While getting ready for his book tour, Powers answered a few questions about the musical element of “Orfeo.”
As you wrote about these famous compositions, did you discover that they were different than you had remembered?
One of the great pleasures of any piece of music that has some heft to it is hearing how it continues to open up, even after many listenings. This doesn’t even require the passage of time. From one listen to the next, I sometimes wonder, “Was that in there before?” I don’t just mean hearing some new formal wrinkle or harmonic relationship: I mean noticing whole passages of actual notes! Of course, when you haven’t listened for a while, hearing a much-loved piece can be like looking at the world through the wrong end of the telescope: the thing is recognizable, intact, totally familiar, but completely changed.
Take the Mahler songs I describe in the book: When I was young, I didn’t hear just how daring the harmonies are, or how entire passages teeter right on the brink of harmonic collapse. Or to give another example: I hadn’t really listened closely to Copland’s “Appalachian Spring” until I decided to use it in the early scene of young Peter on summer vacation at a lake in upstate New York.
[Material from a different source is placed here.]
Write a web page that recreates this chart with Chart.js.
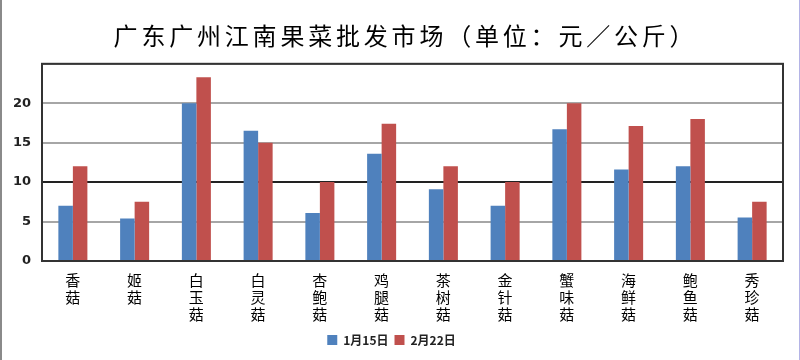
<!DOCTYPE html>
<html>
<head>
<meta charset="utf-8">
<script src="https://cdn.jsdelivr.net/npm/chart.js@4"></script>
<style>
  html, body { margin: 0; padding: 0; background: #fff; }
  #wrap { width: 800px; height: 360px; position: relative; }
</style>
</head>
<body>
<div id="wrap"><canvas id="mushroomChart"></canvas></div>
<script>
const categories = ["香菇", "姬菇", "白玉菇", "白灵菇", "杏鲍菇", "鸡腿菇", "茶树菇", "金针菇", "蟹味菇", "海鲜菇", "鲍鱼菇", "秀珍菇"];
const jan15 = [7, 5.4, 20, 16.5, 6.1, 13.6, 9.1, 7, 16.7, 11.6, 12, 5.5];
const feb22 = [12, 7.5, 23.3, 15, 10, 17.4, 12, 10, 20, 17.1, 18, 7.5];
const yTicks = [0, 5, 10, 15, 20];

const cjk = '"Noto Sans CJK SC", "Noto Sans", sans-serif';

// outer frame lines on the left and right edges, plus the plot box
const framePlugin = {
    id: "frame",
    afterInit(chart) {
        // the title in the picture is spaced out
        const t = chart.titleBlock;
        if (t) {
            const draw = t.draw.bind(t);
            t.draw = function () {
                const c = t.ctx;
                c.save();
                c.letterSpacing = "3.8px";
                c.translate(14, 0);
                draw();
                c.restore();
            };
        }
    },
    afterDraw(chart) {
        const ctx = chart.ctx;
        ctx.save();
        ctx.fillStyle = "#8a8a8a";
        ctx.fillRect(0, 0, 2, chart.height);
        ctx.fillStyle = "#b4b4e6";
        ctx.fillRect(chart.width - 1, 0, 1, chart.height);
        const a = chart.chartArea;
        ctx.strokeStyle = "#333";
        ctx.lineWidth = 2;
        ctx.strokeRect(a.left, a.top, a.right - a.left, a.bottom - a.top);
        ctx.restore();
    }
};

document.addEventListener("DOMContentLoaded", function () {
    const ctx = document.getElementById("mushroomChart").getContext("2d");

    new Chart(ctx, {
        type: "bar",
        data: {
            labels: categories.map(c => c.split("")),
            datasets: [{
                label: "1月15日",
                data: jan15,
                backgroundColor: "#4f81bd",
                borderWidth: 0
            }, {
                label: "2月22日",
                data: feb22,
                backgroundColor: "#c0504d",
                borderWidth: 0
            }]
        },
        options: {
            responsive: true,
            maintainAspectRatio: false,
            animation: false,
            layout: { padding: { left: 0, right: 17, top: 0, bottom: 4 } },
            datasets: {
                bar: { categoryPercentage: 0.47, barPercentage: 1.0 }
            },
            plugins: {
                title: {
                    display: true,
                    text: "广东广州江南果菜批发市场（单位：元／公斤）",
                    color: "#000",
                    font: { family: cjk, size: 24, weight: "normal" },
                    padding: { top: 21, bottom: 14 }
                },
                legend: {
                    position: "bottom",
                    labels: {
                        boxWidth: 10,
                        boxHeight: 10,
                        padding: 6,
                        color: "#222",
                        font: { family: cjk, size: 12, weight: "bold" }
                    }
                },
                tooltip: { enabled: false }
            },
            scales: {
                x: {
                    afterFit(scale) { scale.height = 67; },
                    grid: { display: false, drawTicks: false },
                    border: { display: true, color: "#333", width: 2 },
                    ticks: {
                        color: "#000",
                        padding: 11,
                        maxRotation: 0,
                        autoSkip: false,
                        font: { family: cjk, size: 15, lineHeight: "17px" }
                    }
                },
                y: {
                    min: 0,
                    max: 25,
                    afterFit(scale) { scale.width = 42; },
                    afterBuildTicks(scale) {
                        scale.ticks = yTicks.concat([25]).map(v => ({ value: v }));
                    },
                    grid: {
                        drawTicks: false,
                        lineWidth: 2,
                        color: c => c.tick.value === 10 ? "#222" : "#a6a6a6"
                    },
                    border: { display: true, color: "#333", width: 2 },
                    ticks: {
                        color: "#222",
                        padding: 11,
                        font: { family: "'DejaVu Sans', sans-serif", size: 13, weight: "bold" },
                        callback: v => yTicks.includes(v) ? String(v) : ""
                    }
                }
            }
        },
        plugins: [framePlugin]
    });
});
</script>
</body>
</html>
Although I thought I could sing the thing in my sleep, it was only then, at the age of 54, that I heard how Copland prepares all the changes leading up to his glorious climax in those first few quiet notes in the piece’s opening.
Did you listen to the music while actually writing – or was that too distracting?
The beauty of being a writer is that you can spend three or four years at a shot, living a vicarious life and indulging all the pleasures of a career road not taken. I love listening to music, and I will use it to delay writing, any chance I can take. In writing a book like “Orfeo,” an afternoon of listening wasn’t being delinquent — it was working! I’m sure I listened to “The Quartet for the End of Time” 30 or 40 times while writing that section.
Has the golden age of experimentation passed?
The line between “classical” and the best of “popular” music is as thin now as it has been at any time since the 1960s. This is an exciting and eclectic time, adventurous and daring, with people trying things all over the aesthetic map. The biggest challenge for an ear that wants to listen closely and spend time discovering the delights of a piece of involved music is the sheer distraction of superabundance.
Your protagonist is so convinced of the power of music. Can it still wake us up, move us, make us feel alive?
The most gratifying thing about the release of “Orfeo,” by far, has been the number of people who have told me, with obvious excitement, about being wowed by a first-time listen to one or another of the pieces in the book. Steve Reich’s “Proverb,” in particular, seems to provoke the kind of response I had from a reader just this morning: “I didn’t realize music could be like that.”